安神平肝類とは
安神平肝類(あんしんへいかんるい)とは心をリラックスさせ、緊張や不安を治めてくれる食薬のことを言います。中医学では精神を安定させるには心と肝が肝心だと考えられています。心は集中力や思考能力を高めて反応を良くし、肝は気分を落ち着かせてくれます。よって心と肝が正常に働くことで精神が安定し、リラックスできる状態となるのです。
安神類(あんしんるい)
安神平肝類の中でも心に作用する食薬の多くが分類されている安神類は、主に動物の骨や鉱石、植物の種子などが多く見られます。そして特徴的なのは動物の化石や琥珀など、長い年月をかけて出来上がった鉱石もこちらに分類されることです。

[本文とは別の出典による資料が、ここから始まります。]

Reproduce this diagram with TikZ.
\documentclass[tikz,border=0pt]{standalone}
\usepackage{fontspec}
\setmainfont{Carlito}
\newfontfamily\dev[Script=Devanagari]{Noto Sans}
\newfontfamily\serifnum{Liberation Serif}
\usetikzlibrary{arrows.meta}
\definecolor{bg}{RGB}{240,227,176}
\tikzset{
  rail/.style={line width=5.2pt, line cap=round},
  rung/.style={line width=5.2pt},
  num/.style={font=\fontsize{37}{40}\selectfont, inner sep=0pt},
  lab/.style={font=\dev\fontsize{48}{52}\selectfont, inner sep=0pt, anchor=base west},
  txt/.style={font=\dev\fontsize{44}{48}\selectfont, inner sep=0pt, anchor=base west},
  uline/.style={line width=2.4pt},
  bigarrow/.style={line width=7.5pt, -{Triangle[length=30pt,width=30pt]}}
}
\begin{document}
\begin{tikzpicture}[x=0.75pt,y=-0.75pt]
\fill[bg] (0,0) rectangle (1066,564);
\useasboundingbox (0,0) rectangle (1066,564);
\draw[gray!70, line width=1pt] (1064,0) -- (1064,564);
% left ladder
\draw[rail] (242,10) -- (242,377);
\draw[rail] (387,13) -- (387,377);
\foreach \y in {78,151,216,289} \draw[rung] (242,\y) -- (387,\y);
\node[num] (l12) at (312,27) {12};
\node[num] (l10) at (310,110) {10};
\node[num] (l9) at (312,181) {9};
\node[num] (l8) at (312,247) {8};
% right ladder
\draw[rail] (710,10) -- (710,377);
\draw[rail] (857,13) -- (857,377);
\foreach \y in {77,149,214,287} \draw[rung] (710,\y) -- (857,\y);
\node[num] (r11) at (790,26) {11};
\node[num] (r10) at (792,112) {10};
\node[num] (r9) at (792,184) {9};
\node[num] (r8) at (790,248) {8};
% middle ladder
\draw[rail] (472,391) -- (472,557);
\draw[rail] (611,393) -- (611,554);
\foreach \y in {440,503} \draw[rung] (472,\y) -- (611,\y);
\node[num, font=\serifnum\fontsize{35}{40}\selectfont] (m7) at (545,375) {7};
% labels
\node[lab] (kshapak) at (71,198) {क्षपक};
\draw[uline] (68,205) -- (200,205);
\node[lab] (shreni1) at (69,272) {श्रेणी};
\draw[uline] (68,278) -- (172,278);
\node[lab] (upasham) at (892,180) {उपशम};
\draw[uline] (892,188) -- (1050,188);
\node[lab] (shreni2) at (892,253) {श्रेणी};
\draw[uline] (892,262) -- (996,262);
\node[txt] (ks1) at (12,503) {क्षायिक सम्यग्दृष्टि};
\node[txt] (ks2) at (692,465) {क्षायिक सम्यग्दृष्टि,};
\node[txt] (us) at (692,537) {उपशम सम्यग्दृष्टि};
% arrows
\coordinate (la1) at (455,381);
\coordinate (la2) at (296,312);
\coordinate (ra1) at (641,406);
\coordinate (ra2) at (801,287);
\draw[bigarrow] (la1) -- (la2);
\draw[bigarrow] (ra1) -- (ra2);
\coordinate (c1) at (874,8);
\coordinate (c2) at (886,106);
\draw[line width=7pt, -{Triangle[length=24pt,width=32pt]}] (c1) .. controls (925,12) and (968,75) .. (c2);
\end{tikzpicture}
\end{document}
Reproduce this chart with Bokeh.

血を正常にさせることで、全身に血を送り続ける『心』と血を溜め込む『肝』の滋養を行います。しかし心は最も大事な臓器であるため、大なり小なりの作用をもたらす安神類を長期にわたって使用することは控えるべきです。もしこの種類の漢方を口にする時はお医者様と用量などをちゃんと話し合って服用することが大事になります。

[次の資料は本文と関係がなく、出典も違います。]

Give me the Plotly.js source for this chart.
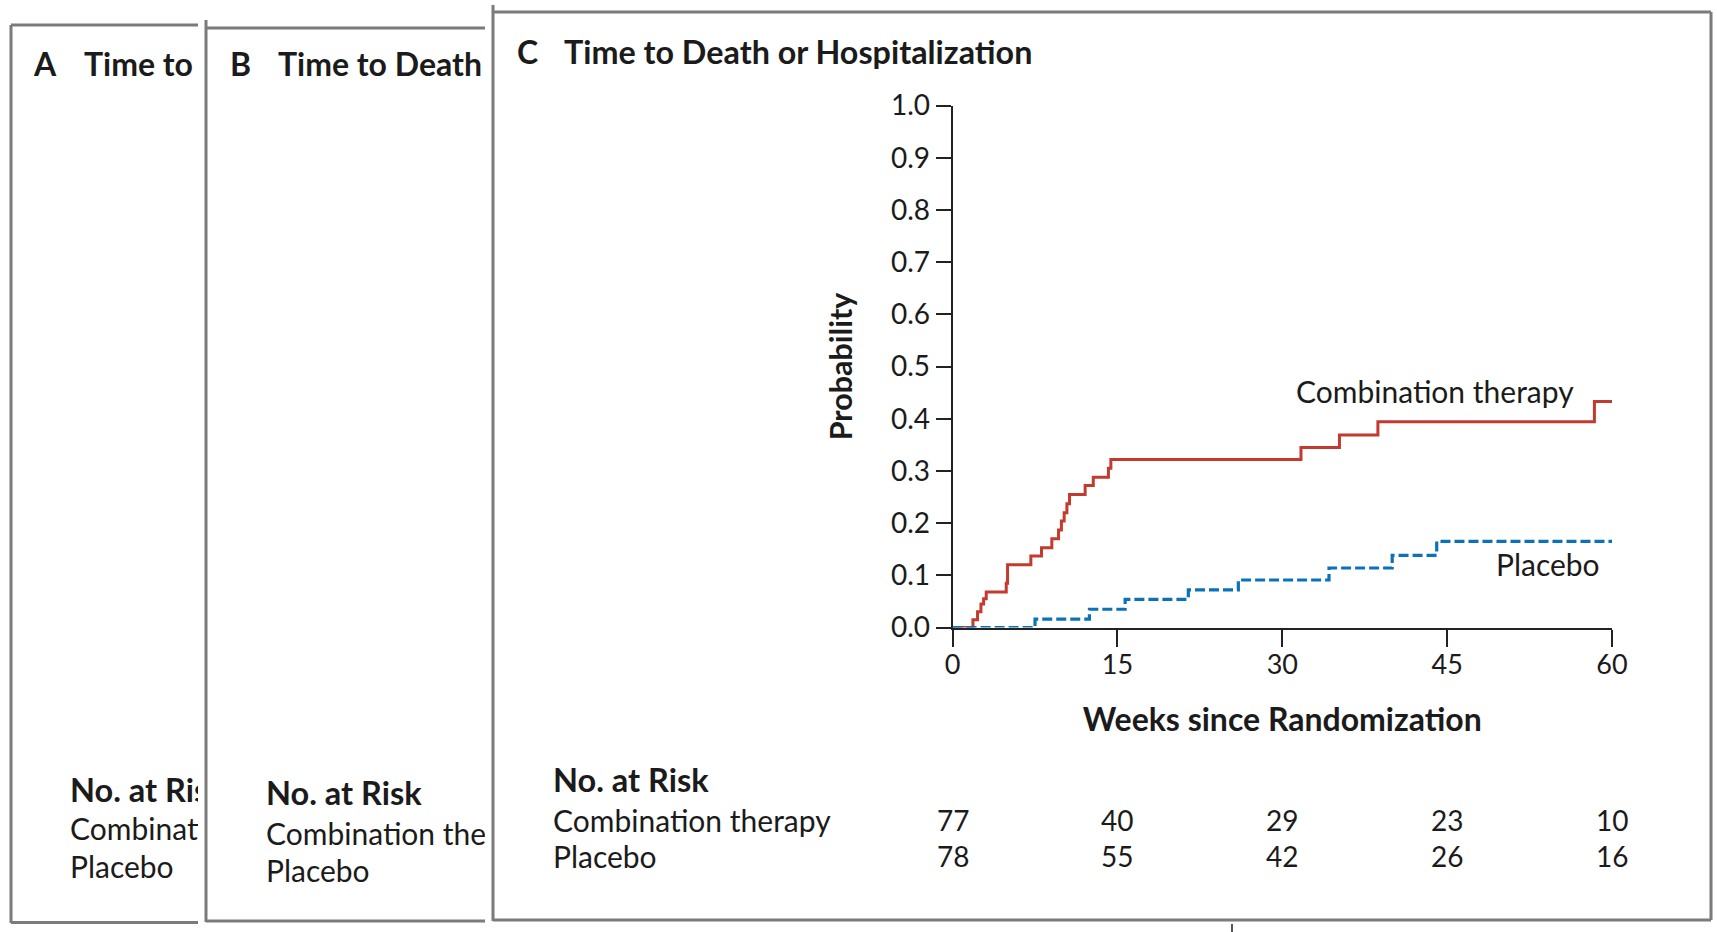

また、代表的な食薬が化石であるため普段の食事に取り入れることは困難です。もし摂取しようと考えるのでしたらコーン(トウモロコシ)をおすすめします。調理法はご飯として炊いたり、お粥やスープにしていただくことも可能です。そして精神を安定させる働きも脾胃を中心にして働くので心への直接的な作用は起こりません。
平肝熄風類(へいかんそくふうるい)
この種類の食薬を説明する前に、風の症状について説明する必要があります。
風の症状は2種類あり、「外風(がいふう)」と「肝陽上亢(かんようじょうこう)・肝風内動(かんぷうないどう)」に分かれます。前者の外風は自然界で生まれる風邪(ふうじゃ)が体に悪影響を及ぼすことで発生する頭痛やめまい、発熱などの症状を言います。
後者の肝陽上亢・肝風内動は肝機能の異常によって体の内側から発症する頭痛や痺れ、痙攣などのことを言います。この症状を改善するための食薬が平肝熄風類です。
また平肝熄風類には平肝熄風(へいかんそくふう)と平肝潜陽(へいかんせんよう)の2種類の働きが存在します。痺れや痒み、痙攣には平肝熄風の働きを持つ食薬を、頭痛やめまいには平肝潜陽の働きを持つ食薬を用います。
この分類での有名所は牡蠣ですが食薬になるのは中身ではなく、貝殻の部分です。さすがに貝をそのままバリバリと食べることはせず、砕いて粉状にしたものを煎じたり服用したりするのが主流です。中身の部分は後のページに登場する「滋陰類」に分類されるので、今回は説明を省かせていただきます。
他にも真珠やウミガメの甲羅などを煎服したり、食虫文化が乏しい日本では考えにくい蚕やミミズ、サソリなどもこの種類に分類されます。
開竅類(かいきょうるい)
開竅類とは香りを用いて意識を明確にさせ、食欲を誘う食薬のことです。意識障害や食欲不振などに陥った時、使用されます。
この種類に該当する食薬は菖蒲(ショウブ)です。端午の節句でお風呂に入れて菖蒲湯にする方もいらっしゃるかと思いますが、その強い香りで邪気を払うという考えは漢方にも精通するのです。
粉末にした菖蒲を煎服することで意識障害や痙攣、不眠、痴呆、食欲不振、胃もたれなど多くの症状を改善してくれます。